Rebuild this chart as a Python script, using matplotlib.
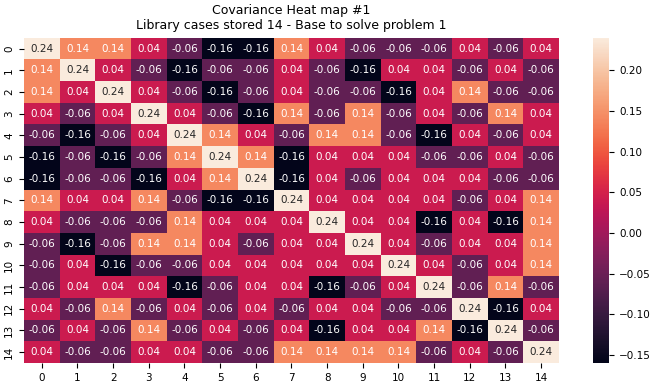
import matplotlib
matplotlib.use("Agg")
import matplotlib.pyplot as plt
import seaborn as sns
import numpy as np

labels = [str(i) for i in range(15)]
values = [
    [0.24, 0.14, 0.14, 0.04, -0.06, -0.16, -0.16, 0.14, 0.04, -0.06, -0.06, -0.06, 0.04, -0.06, 0.04],
    [0.14, 0.24, 0.04, -0.06, -0.16, -0.06, -0.06, 0.04, -0.06, -0.16, 0.04, 0.04, -0.06, 0.04, -0.06],
    [0.14, 0.04, 0.24, 0.04, -0.06, -0.16, -0.06, 0.04, -0.06, -0.06, -0.16, 0.04, 0.14, -0.06, -0.06],
    [0.04, -0.06, 0.04, 0.24, 0.04, -0.06, -0.16, 0.14, -0.06, 0.14, -0.06, 0.04, -0.06, 0.14, 0.04],
    [-0.06, -0.16, -0.06, 0.04, 0.24, 0.14, 0.04, -0.06, 0.14, 0.14, -0.06, -0.16, 0.04, -0.06, 0.04],
    [-0.16, -0.06, -0.16, -0.06, 0.14, 0.24, 0.14, -0.16, 0.04, 0.04, 0.04, -0.06, -0.06, 0.04, -0.06],
    [-0.16, -0.06, -0.06, -0.16, 0.04, 0.14, 0.24, -0.16, 0.04, -0.06, 0.04, 0.04, 0.04, -0.06, -0.06],
    [0.14, 0.04, 0.04, 0.14, -0.06, -0.16, -0.16, 0.24, 0.04, 0.04, 0.04, 0.04, -0.06, 0.04, 0.14],
    [0.04, -0.06, -0.06, -0.06, 0.14, 0.04, 0.04, 0.04, 0.24, 0.04, 0.04, -0.16, 0.04, -0.16, 0.14],
    [-0.06, -0.16, -0.06, 0.14, 0.14, 0.04, -0.06, 0.04, 0.04, 0.24, 0.04, -0.06, 0.04, 0.04, 0.14],
    [-0.06, 0.04, -0.16, -0.06, -0.06, 0.04, 0.04, 0.04, 0.04, 0.04, 0.24, 0.04, -0.06, 0.04, 0.14],
    [-0.06, 0.04, 0.04, 0.04, -0.16, -0.06, 0.04, 0.04, -0.16, -0.06, 0.04, 0.24, -0.06, 0.14, -0.06],
    [0.04, -0.06, 0.14, -0.06, 0.04, -0.06, 0.04, -0.06, 0.04, 0.04, -0.06, -0.06, 0.24, -0.16, 0.04],
    [-0.06, 0.04, -0.06, 0.14, -0.06, 0.04, -0.06, 0.04, -0.16, 0.04, 0.04, 0.14, -0.16, 0.24, -0.06],
    [0.04, -0.06, -0.06, 0.04, 0.04, -0.06, -0.06, 0.14, 0.14, 0.14, 0.14, -0.06, 0.04, -0.06, 0.24],
]
title = "Covariance Heat map #1\nLibrary cases stored 14 - Base to solve problem 1"

fig = plt.figure(figsize=(6.54, 3.88), dpi=100)
ax = fig.add_axes([0.0367, 0.0644, 0.818, 0.8384])
cax = fig.add_axes([0.9067, 0.0644, 0.0252, 0.8384])
sns.heatmap(np.array(values), annot=True, fmt=".2g", ax=ax, cbar_ax=cax,
            xticklabels=labels, yticklabels=labels, annot_kws={"fontsize": 7.5})
ax.tick_params(axis="both", labelsize=7.5)
cax.tick_params(labelsize=7.5)
ax.set_title(title, fontsize=9)
fig.savefig("out.png", dpi=100)
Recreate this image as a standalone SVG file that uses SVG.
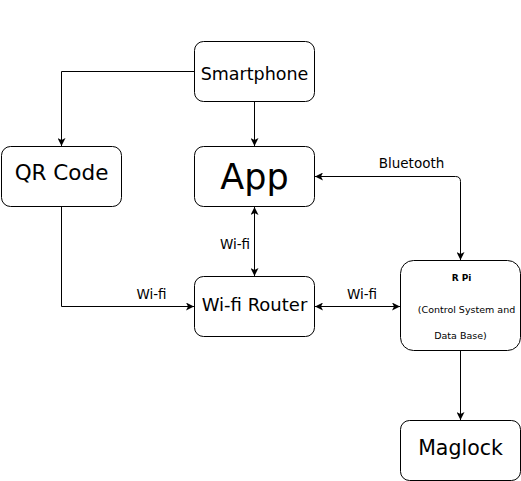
<svg xmlns="http://www.w3.org/2000/svg" width="521" height="481" viewBox="0 0 521 481">
<style>
  .box { fill: #ffffff; stroke: #000000; stroke-width: 1; }
  .lbl { font-family: "DejaVu Sans", "Liberation Sans", sans-serif; fill: #000000; text-anchor: middle; }
  .edge { fill: none; stroke: #000000; stroke-width: 1; }
  .elbl { font-family: "DejaVu Sans", "Liberation Sans", sans-serif; font-size: 13.5px; fill: #000000; text-anchor: middle; }
</style>
<defs>
  <marker id="arr" viewBox="0 0 8 8" refX="8" refY="4" markerWidth="8" markerHeight="8" markerUnits="userSpaceOnUse" orient="auto-start-reverse">
    <path d="M0,0 L8,4 L0,8 L2,4 Z" fill="#000000"/>
  </marker>
</defs>
<rect width="521" height="481" fill="#ffffff"/>
<g id="connectors">
  <path class="edge" d="M194.5,71.5 H61.5 V146" marker-end="url(#arr)"/>
  <path class="edge" d="M254.5,101.5 V146" marker-end="url(#arr)"/>
  <path class="edge" d="M61.5,206.5 V306.5 H194" marker-end="url(#arr)"/>
  <text class="elbl" x="151.5" y="299">Wi-fi</text>
  <path class="edge" d="M254.5,207 V276" marker-start="url(#arr)" marker-end="url(#arr)"/>
  <text class="elbl" x="235" y="249">Wi-fi</text>
  <path class="edge" d="M315,306.5 H400" marker-start="url(#arr)" marker-end="url(#arr)"/>
  <text class="elbl" x="362" y="299">Wi-fi</text>
  <path class="edge" d="M315,176.5 H455.5 Q460.5,176.5 460.5,181.5 V260" marker-start="url(#arr)" marker-end="url(#arr)"/>
  <text class="elbl" x="411.5" y="168">Bluetooth</text>
  <path class="edge" d="M460.5,350.5 V420" marker-end="url(#arr)"/>
</g>
<g id="smartphone">
  <rect class="box" x="194.5" y="41.5" width="120" height="60" rx="9" ry="9"/>
  <text class="lbl" x="254.5" y="80" font-size="17.5px">Smartphone</text>
</g>
<g id="qrcode">
  <rect class="box" x="1.5" y="146.5" width="120" height="60" rx="9" ry="9"/>
  <text class="lbl" x="61.5" y="180" font-size="21.5px">QR Code</text>
</g>
<g id="app">
  <rect class="box" x="194.5" y="146.5" width="120" height="60" rx="9" ry="9"/>
  <text class="lbl" x="254.5" y="188.5" font-size="35px">App</text>
</g>
<g id="router">
  <rect class="box" x="194.5" y="276.5" width="120" height="60" rx="9" ry="9"/>
  <text class="lbl" x="254.5" y="311" font-size="18px">Wi-fi Router</text>
</g>
<g id="rpi">
  <rect class="box" x="400.5" y="260.5" width="120" height="90" rx="13" ry="13"/>
  <text class="lbl" x="461.5" y="281" font-size="9px" font-weight="bold">R Pi</text>
  <text class="lbl" x="466.5" y="313" font-size="9.5px">(Control System and</text>
  <text class="lbl" x="460.5" y="339" font-size="9.5px">Data Base)</text>
</g>
<g id="maglock">
  <rect class="box" x="400.5" y="420.5" width="120" height="60" rx="9" ry="9"/>
  <text class="lbl" x="460.5" y="455" font-size="20.5px">Maglock</text>
</g>
</svg>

- [PROBLEM DESCRIPTION]: Search the listing for the word "this". Copy every line in which it occurs.

- [TASK RESULT]:
Rebuild this chart as a Python script, using matplotlib.
Recreate this image as a standalone SVG file that uses SVG.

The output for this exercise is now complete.